Though he sees himself as a 'moral witness' to misdeeds of the 'intricate machine', Shulman shies from the limelight, admitting to an aversion to the idea of heroes, and gives interviews only reluctantly.
More recently he has been active as a leader of international campaigns to defend the Palestinians under threat of eviction from such villages as Susya in the South Hebron Hills, and especially from Silwan, where they are at risk of losing their homes as a result of the pressure on the area to have it rezoned for Israeli archaeological digs, in particular those promoted by the Elad association.

''Dark Hope''

In 2007, he published a book-length account, entitled Dark Hope: Working for Peace in Israel and Palestine, of his years working, and often clashing with police and settlers, to deliver food and medical supplies to Palestinian villages, while building peace in the West Bank. The distinguished Israeli novelist A. B. Yehoshua called it:
One of the most fascinating and moving accounts of Israeli-Palestinian attempts to help, indeed to save, human beings suffering under the burden of occupation and terror. Anyone who is pained and troubled by what is happening in the Holy Land should read this human document, which indeed offers a certain dark hope.

Emily Bazelon, member of the Yale Law Faculty and senior editor at Slate Magazine cited it as one of the best books of 2007. In an extensive review of the book in the New York Review of Books, Israeli philosopher Avishai Margalit cites the following passage to illustrate Shulman's position:
Israel, like any other society, has violent, sociopathic elements. What is unusual about the last four decades in Israel is that many destructive individuals have found a haven, complete with ideological legitimation, within the settlement enterprise. Here, in places like Chavat Maon, Itamar, Tapuach, and Hebron, they have, in effect, unfettered freedom to terrorize the local Palestinian population: to attack, shoot, injure, sometimes kill - all in the name of the alleged sanctity of the land and of the Jews' exclusive right to it.

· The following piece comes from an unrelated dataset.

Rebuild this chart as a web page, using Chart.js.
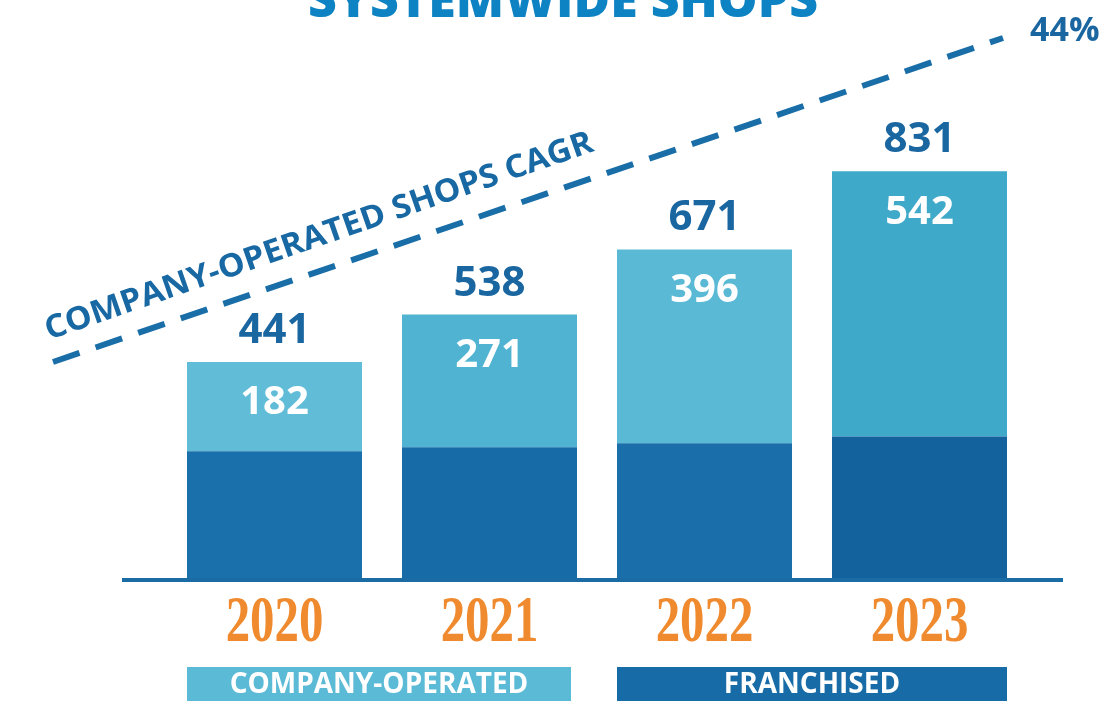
<!DOCTYPE html>
<html>
<head>
<meta charset="utf-8">
<script src="https://cdn.jsdelivr.net/npm/chart.js@4.4.0/dist/chart.umd.min.js"></script>
<style>
  html, body { margin: 0; padding: 0; background: #ffffff; }
  #shops { display: block; }
</style>
</head>
<body>
<canvas id="shops" width="1108" height="703"></canvas>
<script>
const years = ['2020', '2021', '2022', '2023'];
const companyOperated = [182, 271, 396, 542];
const franchised = [259, 267, 275, 289];
const cagrLabel = '44%';

const companyColors = ['#60bcd7', '#50b3d1', '#5ab9d5', '#3fa9c9'];
const franchisedColors = ['#1a70ab', '#176ca7', '#1a6fab', '#13629d'];
const navy = '#1a66a1';

// titles, labels, dashed CAGR line and the two legend boxes
const decorations = {
  id: 'decorations',
  afterDatasetsDraw(chart) {
    const ctx = chart.ctx;
    const area = chart.chartArea;
    const comp = chart.getDatasetMeta(1).data;
    const fran = chart.getDatasetMeta(0).data;

    ctx.save();

    // base line under the bars
    ctx.fillStyle = '#1b6ba5';
    ctx.fillRect(122, area.bottom, 941, 4);

    // title, cropped at the top edge
    ctx.fillStyle = '#0e83c3';
    ctx.font = '800 50px "Open Sans"';
    ctx.textAlign = 'center';
    ctx.textBaseline = 'alphabetic';
    ctx.fillText('SYSTEMWIDE SHOPS', 563, 17);

    comp.forEach((bar, i) => {
      const total = companyOperated[i] + franchised[i];
      ctx.textBaseline = 'middle';
      ctx.fillStyle = navy;
      ctx.font = '700 42px "Open Sans"';
      ctx.fillText(String(total), bar.x, bar.y - 31);
      ctx.fillStyle = '#ffffff';
      ctx.font = '700 40px "Open Sans"';
      ctx.fillText(String(companyOperated[i]), bar.x, bar.y + 41);

      // year labels, narrow serif
      ctx.save();
      ctx.translate(bar.x, 622);
      ctx.scale(0.74, 1);
      ctx.fillStyle = '#f08a2e';
      ctx.font = 'bold 66px "Liberation Serif"';
      ctx.textBaseline = 'middle';
      ctx.fillText(years[i], 0, 2);
      ctx.restore();
    });

    // legend boxes spanning pairs of bars
    const legend = [
      { label: 'COMPANY-OPERATED', color: '#5bbad6', from: 0, to: 1 },
      { label: 'FRANCHISED', color: '#176ca7', from: 2, to: 3 }
    ];
    legend.forEach(item => {
      const l = fran[item.from].x - fran[item.from].width / 2;
      const r = fran[item.to].x + fran[item.to].width / 2 - (item.from === 0 ? 6 : 0);
      ctx.fillStyle = item.color;
      ctx.fillRect(l, 667, r - l, 34);
      ctx.fillStyle = '#ffffff';
      ctx.font = '700 28px "Open Sans"';
      ctx.textBaseline = 'middle';
      ctx.fillText(item.label, (l + r) / 2, 685);
    });

    // dashed CAGR line
    const x0 = 53, y0 = 362, x1 = 1003, y1 = 38;
    ctx.strokeStyle = '#1a6ea8';
    ctx.lineWidth = 6;
    ctx.setLineDash([28, 17]);
    ctx.beginPath();
    ctx.moveTo(x0, y0);
    ctx.lineTo(x1, y1);
    ctx.stroke();
    ctx.setLineDash([]);

    // caption along the line
    const ang = Math.atan2(150 - 340, 597 - 49);
    ctx.save();
    ctx.translate(49, 340);
    ctx.rotate(ang);
    ctx.font = '700 32px "Open Sans"';
    ctx.textAlign = 'left';
    ctx.textBaseline = 'alphabetic';
    const caption = 'COMPANY-OPERATED SHOPS CAGR';
    const w = ctx.measureText(caption).width;
    ctx.scale(578 / w, 1);
    ctx.fillStyle = '#1768a3';
    ctx.fillText(caption, 0, 0);
    ctx.restore();

    ctx.fillStyle = navy;
    ctx.font = '700 34px "Open Sans"';
    ctx.textAlign = 'left';
    ctx.textBaseline = 'alphabetic';
    ctx.fillText(cagrLabel, 1030, 41);

    ctx.restore();
  }
};

new Chart(document.getElementById('shops'), {
  type: 'bar',
  data: {
    labels: years,
    datasets: [
      {
        label: 'Franchised',
        data: franchised,
        backgroundColor: franchisedColors,
        borderWidth: 0
      },
      {
        label: 'Company-operated',
        data: companyOperated,
        backgroundColor: companyColors,
        borderWidth: 0
      }
    ]
  },
  options: {
    responsive: false,
    animation: false,
    events: [],
    layout: { padding: { left: 167, right: 81, top: 60, bottom: 125 } },
    datasets: { bar: { barPercentage: 1, categoryPercentage: 0.814 } },
    plugins: {
      legend: { display: false },
      title: { display: false },
      tooltip: { enabled: false }
    },
    scales: {
      x: { stacked: true, display: false },
      y: { stacked: true, display: false, min: 0, max: 1058 }
    }
  },
  plugins: [decorations]
});
</script>
</body>
</html>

Shulman's book addresses here what he calls a 'moral ': how Israel, 'once a home to utopian idealists and humanists, should have engendered and given free rein to a murderous, also ultimately suicidal, messianism,' and asks if the 'humane heart of the Jewish tradition' always contain the 'seeds of self-righteous terror' he observed among settlers. He finds within himself an intersection of hope, faith and empathy, and 'the same dark forces that are active among the most predatory of the settlers', and it is this which provides him with 'a reason to act' against what he regards as 'pure, rarefied, unadulterated, unreasoning, uncontainable human evil'. He does not excuse Arabs in the book, but focuses on his own side's culpability, writing: 'I feel responsible for the atrocities committed in my name, by the Israeli half of the story. Let the Palestinians take responsibility for those committed in their name'. Writing of efforts by the IDF and members of hard-core settlements at Susya, Ma'on, Carmel and elsewhere who, having settled on Palestinian land in the hills south of Hebron, endeavour to evict the local people in the many khirbehs of a region where several thousand pacific Palestinian herders and farmers dwell in rock caves and live a 'unique life' of biblical colour, Shulman comments, according to Margalit, that:-
Nothing but malice drives this campaign to uproot the few thousand cave dwellers with their babies and lambs. They have hurt nobody. They were never a security threat. They led peaceful, if somewhat impoverished lives until the settlers came. Since then, there has been no peace. They are tormented, terrified, incredulous. As am I.